Захочет милый в эти дни
назвать меня женою,
чтобы в саду в густой тени
всю жизнь бродить со мною».
(Пер. С. Болотиной и Т. Сикорской)
В работе Гротовского и нашей есть параллели, точки соприкосновения. Благодаря этому, благодаря взаимной симпатии и уважению мы сблизились.
Но жизнь нашего театра сильно отличается от жизни его театра. Он руководит лабораторией. Он нуждается в зрителе лишь время от времени и в небольшом количестве. Его традиция — католическая, или антикатолическая, в этом случае две крайности сходятся. Он творит вид службы. Мы работаем в другой стране, с другим языком, в другой традиции. Наша цель — не создание новой мессы, а создание новых елизаветинских отношений с публикой — нам важно связать личное и общественное, интимное и массовое, скрытое и явное, грубое и возвышенное. Для этого нам нужна и толпа на сцене, и толпа в зрительном зале: люди на сцене вступают в контакт с людьми из зрительного зала, чтобы поведать им свою сокровенную правду и поделиться коллективным опытом.

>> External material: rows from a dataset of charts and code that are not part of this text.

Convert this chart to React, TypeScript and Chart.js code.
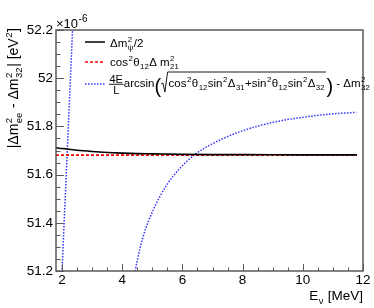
import React, { useEffect, useRef } from 'react';
import { Chart, registerables } from 'chart.js';

Chart.register(...registerables);

const FONT = '"Liberation Sans", Arial, Helvetica, sans-serif';

// ---- data ----
const energyGrid = [1.8, 2, 2.5, 3, 3.5, 4, 4.5, 5, 6, 7, 8, 10, 11.8];
const halfPsiMass = [51.712, 51.708, 51.701, 51.696, 51.692, 51.689, 51.687, 51.686, 51.684, 51.683, 51.683, 51.682, 51.682];
const cosSolarMass = [51.681, 51.681, 51.681, 51.681, 51.681, 51.681, 51.681, 51.681, 51.681, 51.681, 51.681, 51.681, 51.681];
const arcsinEnergy = [1.95, 2.0, 2.35, 2.42, 3.2, 4.3, 4.43, 4.68, 5.03, 5.48, 5.92, 6.42, 7.03, 7.91, 9.02, 10.13, 11.0, 11.78];
const arcsinMass = [51.057, 51.2, 52.2, 52.4, null, 51.1, 51.2, 51.336, 51.453, 51.557, 51.626, 51.684, 51.73, 51.778, 51.817, 51.84, 51.852, 51.858];

const xLabels = [2, 4, 6, 8, 10, 12];
const yLabels = [51.2, 51.4, 51.6, 51.8, 52, 52.2];
const xRange = [1.8, 12];
const yRange = [51.2, 52.2];
const xMinorStep = 0.5;
const yMinorStep = 0.05;

type Piece = { t?: string; sup?: string; sub?: string; size?: number; dy?: number };

function pieces(ctx: CanvasRenderingContext2D, list: Piece[], x0: number, y: number, base: number, draw = true): number {
  let x = x0;
  for (const p of list) {
    if (p.t !== undefined) {
      const s = p.size ?? base;
      ctx.font = `${s}px ${FONT}`;
      if (draw) ctx.fillText(p.t, x, y + (p.dy ?? 0));
      x += ctx.measureText(p.t).width;
    } else {
      const s = base * 0.68;
      ctx.font = `${s}px ${FONT}`;
      let w = 0;
      if (p.sup) {
        if (draw) ctx.fillText(p.sup, x + 0.5, y - base * 0.42);
        w = Math.max(w, ctx.measureText(p.sup).width);
      }
      if (p.sub) {
        if (draw) ctx.fillText(p.sub, x + 0.5, y + base * 0.28);
        w = Math.max(w, ctx.measureText(p.sub).width);
      }
      x += w + base * 0.08;
    }
  }
  return x;
}

function line(ctx: CanvasRenderingContext2D, x1: number, y1: number, x2: number, y2: number) {
  ctx.beginPath();
  ctx.moveTo(x1, y1);
  ctx.lineTo(x2, y2);
  ctx.stroke();
}

const decor = {
  id: 'rootDecor',
  afterDraw(chart: any) {
    const { ctx, chartArea: a, scales } = chart;
    const xs = scales.x;
    const ys = scales.y;
    ctx.save();
    // frame
    ctx.strokeStyle = '#5a5a5a';
    ctx.lineWidth = 1.5;
    ctx.strokeRect(a.left, a.top, a.right - a.left, a.bottom - a.top);
    // y ticks
    ctx.lineWidth = 1;
    const ny = Math.round((yRange[1] - yRange[0]) / yMinorStep);
    for (let i = 0; i <= ny; i++) {
      const v = yRange[0] + i * yMinorStep;
      const p = Math.round(ys.getPixelForValue(v)) + 0.5;
      const major = i % 4 === 0;
      line(ctx, a.left, p, a.left + (major ? 8 : 4.5), p);
    }
    // x ticks
    const nx = Math.round((xRange[1] - xLabels[0]) / xMinorStep);
    for (let i = 0; i <= nx; i++) {
      const v = xLabels[0] + i * xMinorStep;
      const p = Math.round(xs.getPixelForValue(v)) + 0.5;
      const major = i % 4 === 0;
      line(ctx, p, a.bottom, p, a.bottom - (major ? 7 : 3.5));
    }

    ctx.fillStyle = '#000';
    ctx.textBaseline = 'alphabetic';
    ctx.textAlign = 'left';

    // exponent
    ctx.font = `13px ${FONT}`;
    ctx.fillText('\u00d710', a.left, 27.5);
    const ew = ctx.measureText('\u00d710').width;
    ctx.font = `10px ${FONT}`;
    ctx.fillText('-6', a.left + ew + 0.5, 22);

    // y title (rotated)
    const yt: Piece[] = [
      { t: '|\u0394m' }, { sup: '2', sub: 'ee' }, { t: ' - \u0394m' }, { sup: '2', sub: '32' },
      { t: '| [eV' }, { sup: '2' }, { t: ']' },
    ];
    const ytBase = 14;
    const ytW = pieces(ctx, yt, 0, 0, ytBase, false);
    ctx.save();
    ctx.translate(18, 28 + ytW);
    ctx.rotate(-Math.PI / 2);
    pieces(ctx, yt, 0, 0, ytBase, true);
    ctx.restore();

    // x title
    const xt: Piece[] = [{ t: 'E' }, { sub: '\u03bd' }, { t: ' [MeV]' }];
    const xtW = pieces(ctx, xt, 0, 0, 13.5, false);
    pieces(ctx, xt, a.right - xtW, 300, 13.5, true);

    // ---- legend ----
    const lx1 = 85, lx2 = 105, tx = 110, base = 11.5;
    ctx.lineWidth = 1.5;
    ctx.strokeStyle = '#000';
    ctx.setLineDash([]);
    line(ctx, lx1, 42, lx2, 42);
    ctx.strokeStyle = 'rgb(255,0,0)';
    ctx.setLineDash([3, 2]);
    line(ctx, lx1, 62, lx2, 62);
    ctx.strokeStyle = 'rgb(50,50,255)';
    ctx.setLineDash([1.5, 1.5]);
    line(ctx, lx1, 84, lx2, 84);
    ctx.setLineDash([]);

    pieces(ctx, [{ t: '\u0394m' }, { sup: '2', sub: '\u03c8' }, { t: '/2' }], tx, 46.5, base);
    pieces(ctx, [{ t: 'cos' }, { sup: '2' }, { t: '\u03b8' }, { sub: '12' }, { t: '\u0394 m' }, { sup: '2', sub: '21' }], tx, 66, base);

    // third entry
    let x = tx - 1;
    const yb = 87;
    ctx.font = `11px ${FONT}`;
    const wn = ctx.measureText('4E').width;
    const wd = ctx.measureText('L').width;
    const fw = Math.max(wn, wd) + 1;
    ctx.fillText('4E', x + (fw - wn) / 2, 82.5);
    ctx.fillText('L', x + (fw - wd) / 2, 94);
    ctx.strokeStyle = '#000';
    ctx.lineWidth = 0.9;
    line(ctx, x, 84.3, x + fw, 84.3);
    x += fw + 0.3;
    x = pieces(ctx, [{ t: 'arcsin' }], x, yb, base);
    ctx.font = `20px ${FONT}`;
    ctx.fillText('(', x, 93);
    x += ctx.measureText('(').width;
    const rx = x;
    ctx.lineWidth = 0.9;
    ctx.beginPath();
    ctx.moveTo(rx, 84);
    ctx.lineTo(rx + 1.8, 83);
    ctx.lineTo(rx + 3.8, 92);
    ctx.lineTo(rx + 6.5, 72);
    ctx.stroke();
    x = rx + 7.5;
    const inner: Piece[] = [
      { t: 'cos' }, { sup: '2' }, { t: '\u03b8' }, { sub: '12' }, { t: 'sin' }, { sup: '2' }, { t: '\u0394' }, { sub: '31' },
      { t: '+sin' }, { sup: '2' }, { t: '\u03b8' }, { sub: '12' }, { t: 'sin' }, { sup: '2' }, { t: '\u0394' }, { sub: '32' },
    ];
    x = pieces(ctx, inner, x, yb, base);
    line(ctx, rx + 6.5, 72, x + 1, 72);
    x += 1.5;
    ctx.font = `20px ${FONT}`;
    ctx.fillText(')', x, 93);
    x += ctx.measureText(')').width;
    pieces(ctx, [{ t: ' - \u0394m' }, { sup: '2', sub: '32' }], x, yb, base);

    ctx.restore();
  },
};

export default function App() {
  const ref = useRef<HTMLCanvasElement>(null);
  useEffect(() => {
    const canvas = ref.current!;
    const chart = new Chart(canvas, {
      type: 'line',
      data: {
        datasets: [
          {
            label: 'half psi',
            data: energyGrid.map((e, i) => ({ x: e, y: halfPsiMass[i] })),
            borderColor: '#000',
            borderWidth: 1.6,
            pointRadius: 0,
            cubicInterpolationMode: 'monotone',
            clip: 0,
          },
          {
            label: 'cos',
            data: energyGrid.map((e, i) => ({ x: e, y: cosSolarMass[i] })),
            borderColor: 'rgb(255,0,0)',
            borderWidth: 1.8,
            borderDash: [3, 2],
            pointRadius: 0,
            clip: 0,
          },
          {
            label: 'arcsin',
            data: arcsinEnergy.map((e, i) => ({ x: e, y: arcsinMass[i] })),
            borderColor: 'rgb(50,50,255)',
            borderWidth: 1.5,
            borderDash: [1.5, 1.5],
            pointRadius: 0,
            spanGaps: false,
            cubicInterpolationMode: 'monotone',
            clip: 0,
          },
        ] as any,
      },
      options: {
        animation: false,
        responsive: false,
        devicePixelRatio: 1,
        layout: { padding: { left: 0, top: 30, right: 11, bottom: 0 } },
        plugins: { legend: { display: false }, tooltip: { enabled: false } },
        scales: {
          x: {
            type: 'linear',
            min: xRange[0],
            max: xRange[1],
            afterBuildTicks: (s: any) => { s.ticks = xLabels.map((v) => ({ value: v })); },
            afterFit: (s: any) => { s.height = 37; },
            grid: { display: false, drawTicks: false },
            border: { display: false },
            ticks: {
              autoSkip: false,
              maxRotation: 0,
              padding: 1,
              color: '#000',
              font: { family: FONT, size: 13.5 },
              callback: (v: any) => String(v),
            },
          },
          y: {
            type: 'linear',
            min: yRange[0],
            max: yRange[1],
            afterBuildTicks: (s: any) => { s.ticks = yLabels.map((v) => ({ value: v })); },
            afterFit: (s: any) => { s.width = 56; },
            grid: { display: false, drawTicks: false },
            border: { display: false },
            ticks: {
              autoSkip: false,
              padding: 3,
              color: '#000',
              font: { family: FONT, size: 13.5 },
              callback: (v: any) => String(Number(Number(v).toFixed(1))),
            },
          },
        },
      } as any,
      plugins: [decor],
    });
    return () => chart.destroy();
  }, []);
  return (
    <div style={{ position: 'fixed', left: 0, top: 0, width: 374, height: 308, background: '#fff' }}>
      <canvas ref={ref} width={374} height={308} style={{ display: 'block', width: 374, height: 308 }} />
    </div>
  );
}
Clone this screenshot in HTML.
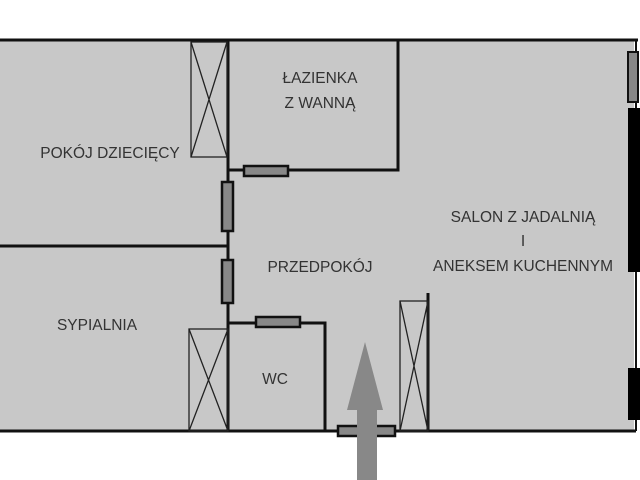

Мы проделали огромный путь, чтобы выработать общую линию — идею группы, ансамбля. Но наша работа всегда слишком тороплива, слишком груба, чтобы в полной мере раскрыть индивидуальности, из которых состоит труппа.
Теоретически мы знаем, что каждый актер должен ежедневно ставить под сомнение свое мастерство — как пианисты, артисты балета, художники — и что если он не будет этого делать, то остановится, обрастет штампами и, в конце концов, скатится вниз. Мы, режиссеры, все это признаем и тем не менее делаем очень мало в нужном направлении, занимаясь вместо этого поисками новых, свежих актерских сил. Исключение составляют наиболее одаренные, которые завладевают нашим вниманием и отнимают у нас все наше время.
Работа Гротовского убедила нас в том, что в чуде, сотворенном им с горсткой артистов, нуждается и каждый артист наших двух огромных трупп Королевского шекспировского театра, играющих в двух зданиях на расстоянии девяноста миль друг от друга.
Работа Гротовского, напряженная, честная и точная, напомнила нам о серьезных вопросах, которыми надо заниматься не в течение двух недель, не от случая к случаю, а каждый день.